= Honour of Framlingham =

Medieval landholding in Suffolk, England

The Honour of Framlingham was a medieval landholding centred on Framlingham Castle in Suffolk, England. Originally held by the Bigod family, Earls of Norfolk, it later passed to the Ufford family, the de la Pole family, and eventually the Howard family, Dukes of Norfolk. The honour comprised numerous manors across Suffolk and was one of the most important baronial estates in East Anglia.
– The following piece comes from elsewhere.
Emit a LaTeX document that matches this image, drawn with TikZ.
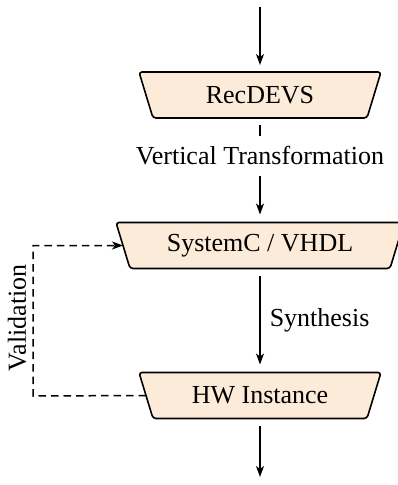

The honour was taken from the Howard Family and given to Mary Tudor who later used Framlingham Castle as her base in 1553 during her successful claim to the English throne, she restored the estate to the Howard family, long-time Dukes of Norfolk and former holders of the Honour of Framlingham. The Howards retained the property into the 17th century until Theophilus Howard, 2nd Earl of Suffolk sold it in 1635 to Sir Robert Hitcham, a lawyer, MP and alumnus of Pembroke College, Cambridge. Hitcham bequeathed the castle and its associated lands to Pembroke College in 1636, instructing that the internal buildings be demolished to construct a workhouse for the poor.

The college still holds the estate. In 1864, part of the estate was donated for the foundation of Framlingham College, a public school established in memory of Prince Albert. Guardianship of the castle (manorial rights were retained) was transferred to the Ministry of Works in 1913, the guardianship was later transferred to English Heritage.